Rows from a dataset of charts and code:

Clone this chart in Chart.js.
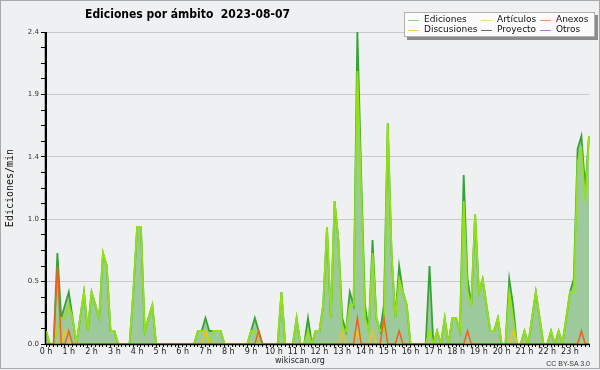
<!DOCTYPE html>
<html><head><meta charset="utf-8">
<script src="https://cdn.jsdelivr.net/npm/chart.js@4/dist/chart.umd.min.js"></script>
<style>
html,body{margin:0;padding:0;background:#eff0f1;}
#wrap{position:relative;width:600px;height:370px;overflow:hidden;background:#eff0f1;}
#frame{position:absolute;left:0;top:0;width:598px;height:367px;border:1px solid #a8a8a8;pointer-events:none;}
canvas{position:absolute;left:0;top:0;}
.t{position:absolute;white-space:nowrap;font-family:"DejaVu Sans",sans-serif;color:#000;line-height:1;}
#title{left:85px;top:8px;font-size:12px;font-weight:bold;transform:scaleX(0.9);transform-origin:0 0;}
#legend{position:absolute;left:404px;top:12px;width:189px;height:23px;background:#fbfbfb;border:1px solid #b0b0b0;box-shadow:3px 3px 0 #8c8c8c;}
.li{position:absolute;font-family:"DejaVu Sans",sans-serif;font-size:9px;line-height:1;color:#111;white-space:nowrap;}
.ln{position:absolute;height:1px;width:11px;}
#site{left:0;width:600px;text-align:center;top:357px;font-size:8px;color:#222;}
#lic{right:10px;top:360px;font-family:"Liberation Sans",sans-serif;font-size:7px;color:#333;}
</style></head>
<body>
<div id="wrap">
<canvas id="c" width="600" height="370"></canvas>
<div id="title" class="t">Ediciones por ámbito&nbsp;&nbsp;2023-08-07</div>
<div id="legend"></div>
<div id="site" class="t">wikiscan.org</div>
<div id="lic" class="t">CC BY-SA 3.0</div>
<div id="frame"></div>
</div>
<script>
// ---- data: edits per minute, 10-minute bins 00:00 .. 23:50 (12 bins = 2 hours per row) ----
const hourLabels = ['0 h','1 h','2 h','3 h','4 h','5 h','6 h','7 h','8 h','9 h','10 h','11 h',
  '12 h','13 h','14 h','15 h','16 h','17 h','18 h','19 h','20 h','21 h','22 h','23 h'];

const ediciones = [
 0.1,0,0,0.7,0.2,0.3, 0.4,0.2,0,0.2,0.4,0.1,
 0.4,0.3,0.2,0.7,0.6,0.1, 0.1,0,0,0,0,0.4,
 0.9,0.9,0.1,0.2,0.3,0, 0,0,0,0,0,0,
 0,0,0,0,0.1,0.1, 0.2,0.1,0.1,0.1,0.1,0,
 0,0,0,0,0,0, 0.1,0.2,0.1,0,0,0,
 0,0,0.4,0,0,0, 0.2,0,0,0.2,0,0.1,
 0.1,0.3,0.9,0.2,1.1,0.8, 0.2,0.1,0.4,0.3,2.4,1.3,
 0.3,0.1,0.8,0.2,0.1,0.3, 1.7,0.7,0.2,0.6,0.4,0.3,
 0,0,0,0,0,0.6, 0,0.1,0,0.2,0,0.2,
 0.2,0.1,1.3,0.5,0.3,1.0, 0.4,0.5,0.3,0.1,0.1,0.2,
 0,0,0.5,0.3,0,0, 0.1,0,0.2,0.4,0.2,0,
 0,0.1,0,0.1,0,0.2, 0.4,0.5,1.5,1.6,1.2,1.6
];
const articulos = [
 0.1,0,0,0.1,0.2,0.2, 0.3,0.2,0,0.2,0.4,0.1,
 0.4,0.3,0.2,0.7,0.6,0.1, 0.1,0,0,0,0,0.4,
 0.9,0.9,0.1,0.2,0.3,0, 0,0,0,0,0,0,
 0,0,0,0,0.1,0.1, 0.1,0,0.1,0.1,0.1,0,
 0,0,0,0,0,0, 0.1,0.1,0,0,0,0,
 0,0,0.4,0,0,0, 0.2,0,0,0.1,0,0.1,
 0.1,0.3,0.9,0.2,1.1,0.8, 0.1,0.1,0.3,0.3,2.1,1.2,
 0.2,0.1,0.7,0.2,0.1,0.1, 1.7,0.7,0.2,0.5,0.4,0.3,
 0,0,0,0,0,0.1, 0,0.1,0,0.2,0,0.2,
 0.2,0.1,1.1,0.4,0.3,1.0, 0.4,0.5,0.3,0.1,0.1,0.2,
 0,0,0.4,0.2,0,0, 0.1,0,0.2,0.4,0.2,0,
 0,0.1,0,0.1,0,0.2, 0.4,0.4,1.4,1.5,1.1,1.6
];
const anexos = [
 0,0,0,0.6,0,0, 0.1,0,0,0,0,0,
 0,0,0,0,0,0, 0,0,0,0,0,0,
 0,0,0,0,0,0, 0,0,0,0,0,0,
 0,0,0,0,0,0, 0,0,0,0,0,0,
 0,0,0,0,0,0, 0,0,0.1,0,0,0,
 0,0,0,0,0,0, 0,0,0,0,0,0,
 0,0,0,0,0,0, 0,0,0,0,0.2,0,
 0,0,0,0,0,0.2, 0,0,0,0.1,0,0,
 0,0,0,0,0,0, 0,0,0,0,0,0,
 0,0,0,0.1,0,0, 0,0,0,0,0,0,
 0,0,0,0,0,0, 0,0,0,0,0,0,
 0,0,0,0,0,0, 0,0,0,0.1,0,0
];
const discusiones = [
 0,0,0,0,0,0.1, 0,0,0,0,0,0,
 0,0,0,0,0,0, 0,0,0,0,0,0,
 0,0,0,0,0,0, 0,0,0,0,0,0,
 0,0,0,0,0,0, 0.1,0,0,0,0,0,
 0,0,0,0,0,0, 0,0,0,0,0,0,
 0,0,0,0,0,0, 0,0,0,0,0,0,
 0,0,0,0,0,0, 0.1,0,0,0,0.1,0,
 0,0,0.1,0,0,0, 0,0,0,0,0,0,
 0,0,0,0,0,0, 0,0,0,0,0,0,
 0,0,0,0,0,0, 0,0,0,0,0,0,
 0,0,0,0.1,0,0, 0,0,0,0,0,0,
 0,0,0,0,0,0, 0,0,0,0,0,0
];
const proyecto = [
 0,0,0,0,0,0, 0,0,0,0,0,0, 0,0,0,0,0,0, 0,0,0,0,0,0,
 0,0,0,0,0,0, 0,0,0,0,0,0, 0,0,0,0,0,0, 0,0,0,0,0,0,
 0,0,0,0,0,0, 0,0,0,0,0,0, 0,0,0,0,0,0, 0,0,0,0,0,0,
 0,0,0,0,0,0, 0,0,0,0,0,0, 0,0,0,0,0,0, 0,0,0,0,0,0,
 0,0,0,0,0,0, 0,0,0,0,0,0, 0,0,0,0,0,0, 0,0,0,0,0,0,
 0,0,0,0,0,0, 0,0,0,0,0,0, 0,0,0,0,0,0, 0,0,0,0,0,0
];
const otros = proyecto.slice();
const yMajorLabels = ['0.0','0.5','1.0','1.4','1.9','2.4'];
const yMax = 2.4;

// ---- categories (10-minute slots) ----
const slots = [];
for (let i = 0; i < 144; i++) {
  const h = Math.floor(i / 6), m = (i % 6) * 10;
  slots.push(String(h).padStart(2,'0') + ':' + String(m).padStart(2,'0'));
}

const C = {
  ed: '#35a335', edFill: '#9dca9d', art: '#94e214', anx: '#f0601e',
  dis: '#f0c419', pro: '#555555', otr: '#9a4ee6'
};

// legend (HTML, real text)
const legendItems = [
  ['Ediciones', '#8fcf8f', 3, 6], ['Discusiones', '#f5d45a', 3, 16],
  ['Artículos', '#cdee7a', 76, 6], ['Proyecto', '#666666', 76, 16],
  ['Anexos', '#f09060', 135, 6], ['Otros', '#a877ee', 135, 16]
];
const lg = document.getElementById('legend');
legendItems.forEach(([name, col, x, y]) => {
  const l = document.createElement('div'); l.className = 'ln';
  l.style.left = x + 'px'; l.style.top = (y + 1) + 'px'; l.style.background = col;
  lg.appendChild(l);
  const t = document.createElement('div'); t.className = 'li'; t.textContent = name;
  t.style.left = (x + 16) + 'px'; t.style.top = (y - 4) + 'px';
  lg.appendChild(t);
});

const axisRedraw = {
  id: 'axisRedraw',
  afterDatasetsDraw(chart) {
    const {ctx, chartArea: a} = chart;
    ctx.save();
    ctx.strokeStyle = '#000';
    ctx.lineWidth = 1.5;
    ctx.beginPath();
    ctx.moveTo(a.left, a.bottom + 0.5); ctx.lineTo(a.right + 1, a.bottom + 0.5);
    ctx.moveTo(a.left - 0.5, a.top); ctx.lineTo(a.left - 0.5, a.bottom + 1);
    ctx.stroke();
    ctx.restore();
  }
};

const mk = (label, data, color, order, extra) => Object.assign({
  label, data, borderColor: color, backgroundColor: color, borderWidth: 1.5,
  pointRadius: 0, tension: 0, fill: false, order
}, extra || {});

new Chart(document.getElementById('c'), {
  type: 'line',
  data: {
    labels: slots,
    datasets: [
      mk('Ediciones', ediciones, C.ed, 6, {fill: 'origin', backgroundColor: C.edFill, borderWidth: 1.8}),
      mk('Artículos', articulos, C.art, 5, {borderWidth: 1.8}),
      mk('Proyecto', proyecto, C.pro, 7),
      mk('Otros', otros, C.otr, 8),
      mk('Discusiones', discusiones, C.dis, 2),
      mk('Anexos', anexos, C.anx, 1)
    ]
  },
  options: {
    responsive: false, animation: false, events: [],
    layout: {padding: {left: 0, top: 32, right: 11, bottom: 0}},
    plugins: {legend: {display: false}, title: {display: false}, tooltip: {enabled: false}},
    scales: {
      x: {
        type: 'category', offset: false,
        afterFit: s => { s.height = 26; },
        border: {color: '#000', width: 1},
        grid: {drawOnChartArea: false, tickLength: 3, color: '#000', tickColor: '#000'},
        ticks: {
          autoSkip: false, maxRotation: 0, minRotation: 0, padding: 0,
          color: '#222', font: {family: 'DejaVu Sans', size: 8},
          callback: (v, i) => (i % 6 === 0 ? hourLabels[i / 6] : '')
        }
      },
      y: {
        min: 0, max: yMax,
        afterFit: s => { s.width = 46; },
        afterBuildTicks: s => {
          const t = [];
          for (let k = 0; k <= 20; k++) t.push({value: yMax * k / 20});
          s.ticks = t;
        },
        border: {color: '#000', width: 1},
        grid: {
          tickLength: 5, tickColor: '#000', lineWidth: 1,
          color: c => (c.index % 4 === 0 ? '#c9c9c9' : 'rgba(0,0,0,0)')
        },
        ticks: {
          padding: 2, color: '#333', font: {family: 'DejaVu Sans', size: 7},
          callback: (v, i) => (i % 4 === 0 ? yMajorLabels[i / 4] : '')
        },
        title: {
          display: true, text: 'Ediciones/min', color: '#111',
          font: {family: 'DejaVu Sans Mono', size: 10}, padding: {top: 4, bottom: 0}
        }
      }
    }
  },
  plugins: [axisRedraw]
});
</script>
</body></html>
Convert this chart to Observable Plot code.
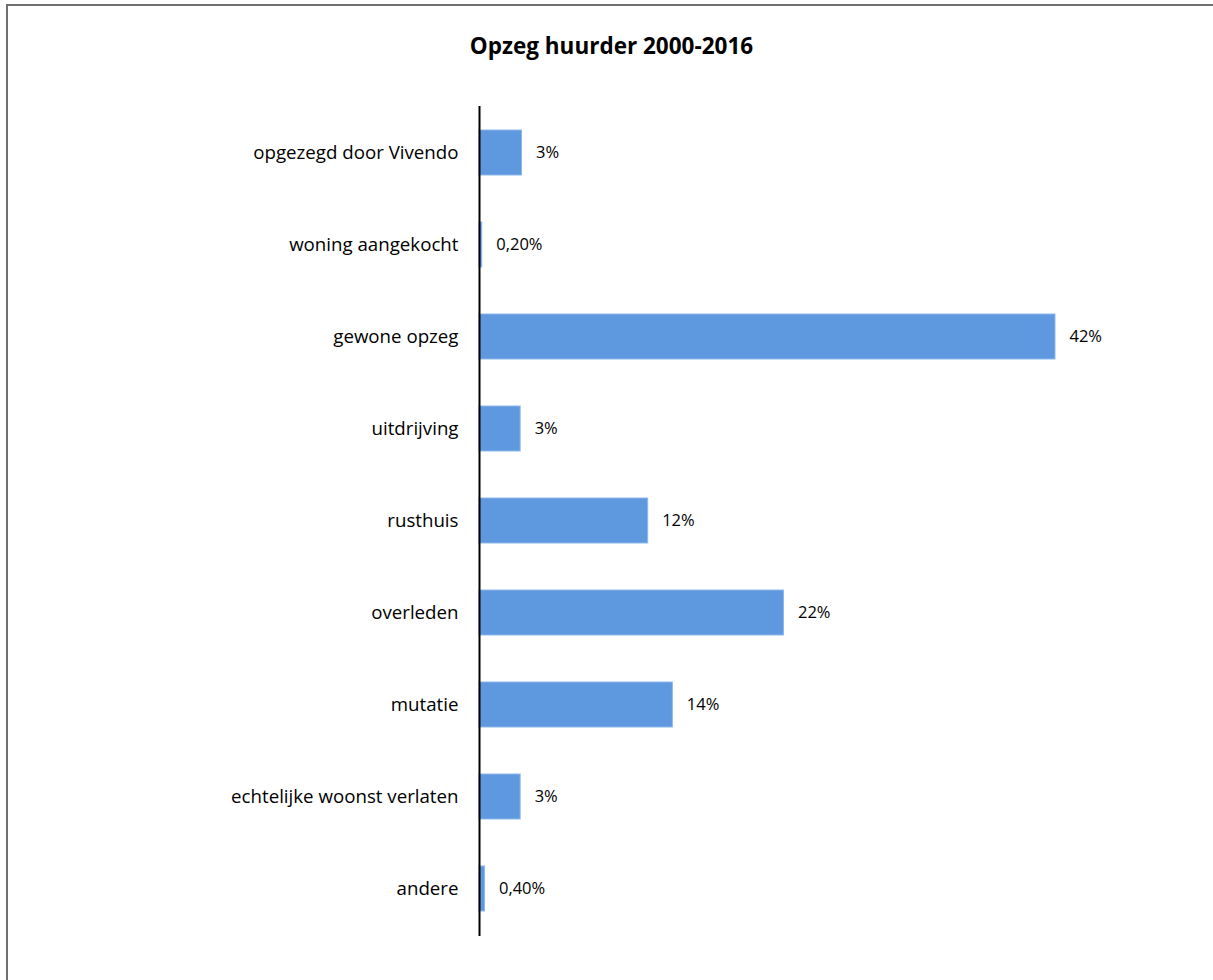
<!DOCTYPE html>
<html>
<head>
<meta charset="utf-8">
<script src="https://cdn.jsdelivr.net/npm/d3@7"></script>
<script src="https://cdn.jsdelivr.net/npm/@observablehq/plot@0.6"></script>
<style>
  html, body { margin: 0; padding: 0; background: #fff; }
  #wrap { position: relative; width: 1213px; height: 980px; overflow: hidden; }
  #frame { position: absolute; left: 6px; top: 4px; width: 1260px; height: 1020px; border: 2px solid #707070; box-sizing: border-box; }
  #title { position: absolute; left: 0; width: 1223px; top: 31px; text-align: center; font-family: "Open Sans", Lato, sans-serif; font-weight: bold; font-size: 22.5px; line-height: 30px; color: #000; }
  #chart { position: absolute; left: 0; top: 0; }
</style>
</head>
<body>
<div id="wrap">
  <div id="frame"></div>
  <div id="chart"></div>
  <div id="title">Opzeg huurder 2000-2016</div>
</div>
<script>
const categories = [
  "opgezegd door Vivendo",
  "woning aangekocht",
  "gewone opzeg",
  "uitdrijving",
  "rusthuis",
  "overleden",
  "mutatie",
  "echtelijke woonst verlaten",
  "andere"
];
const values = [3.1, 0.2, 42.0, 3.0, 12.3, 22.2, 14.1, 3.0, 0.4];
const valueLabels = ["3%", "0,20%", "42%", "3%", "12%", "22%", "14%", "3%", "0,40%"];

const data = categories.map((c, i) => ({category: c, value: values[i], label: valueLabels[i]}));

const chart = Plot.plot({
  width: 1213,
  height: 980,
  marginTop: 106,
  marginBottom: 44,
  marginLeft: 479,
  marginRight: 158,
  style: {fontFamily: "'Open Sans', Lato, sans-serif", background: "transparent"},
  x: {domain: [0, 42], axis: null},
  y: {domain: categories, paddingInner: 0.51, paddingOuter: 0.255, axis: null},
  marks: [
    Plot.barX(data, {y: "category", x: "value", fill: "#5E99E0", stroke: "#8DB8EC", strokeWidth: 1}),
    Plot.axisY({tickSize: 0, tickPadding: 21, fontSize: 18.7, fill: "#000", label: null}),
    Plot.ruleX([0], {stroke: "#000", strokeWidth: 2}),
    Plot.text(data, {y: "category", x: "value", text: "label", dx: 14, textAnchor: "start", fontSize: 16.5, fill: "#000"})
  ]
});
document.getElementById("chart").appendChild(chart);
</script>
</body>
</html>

Directive: Return, please, the exact lines from the beginning of the entries above through the line containing "h','22 h','23 h'];", both included; pictures are left out.

Answer for the task:
Clone this chart in Chart.js.
<!DOCTYPE html>
<html><head><meta charset="utf-8">
<script src="https://cdn.jsdelivr.net/npm/chart.js@4/dist/chart.umd.min.js"></script>
<style>
html,body{margin:0;padding:0;background:#eff0f1;}
#wrap{position:relative;width:600px;height:370px;overflow:hidden;background:#eff0f1;}
#frame{position:absolute;left:0;top:0;width:598px;height:367px;border:1px solid #a8a8a8;pointer-events:none;}
canvas{position:absolute;left:0;top:0;}
.t{position:absolute;white-space:nowrap;font-family:"DejaVu Sans",sans-serif;color:#000;line-height:1;}
#title{left:85px;top:8px;font-size:12px;font-weight:bold;transform:scaleX(0.9);transform-origin:0 0;}
#legend{position:absolute;left:404px;top:12px;width:189px;height:23px;background:#fbfbfb;border:1px solid #b0b0b0;box-shadow:3px 3px 0 #8c8c8c;}
.li{position:absolute;font-family:"DejaVu Sans",sans-serif;font-size:9px;line-height:1;color:#111;white-space:nowrap;}
.ln{position:absolute;height:1px;width:11px;}
#site{left:0;width:600px;text-align:center;top:357px;font-size:8px;color:#222;}
#lic{right:10px;top:360px;font-family:"Liberation Sans",sans-serif;font-size:7px;color:#333;}
</style></head>
<body>
<div id="wrap">
<canvas id="c" width="600" height="370"></canvas>
<div id="title" class="t">Ediciones por ámbito&nbsp;&nbsp;2023-08-07</div>
<div id="legend"></div>
<div id="site" class="t">wikiscan.org</div>
<div id="lic" class="t">CC BY-SA 3.0</div>
<div id="frame"></div>
</div>
<script>
// ---- data: edits per minute, 10-minute bins 00:00 .. 23:50 (12 bins = 2 hours per row) ----
const hourLabels = ['0 h','1 h','2 h','3 h','4 h','5 h','6 h','7 h','8 h','9 h','10 h','11 h',
  '12 h','13 h','14 h','15 h','16 h','17 h','18 h','19 h','20 h','21 h','22 h','23 h'];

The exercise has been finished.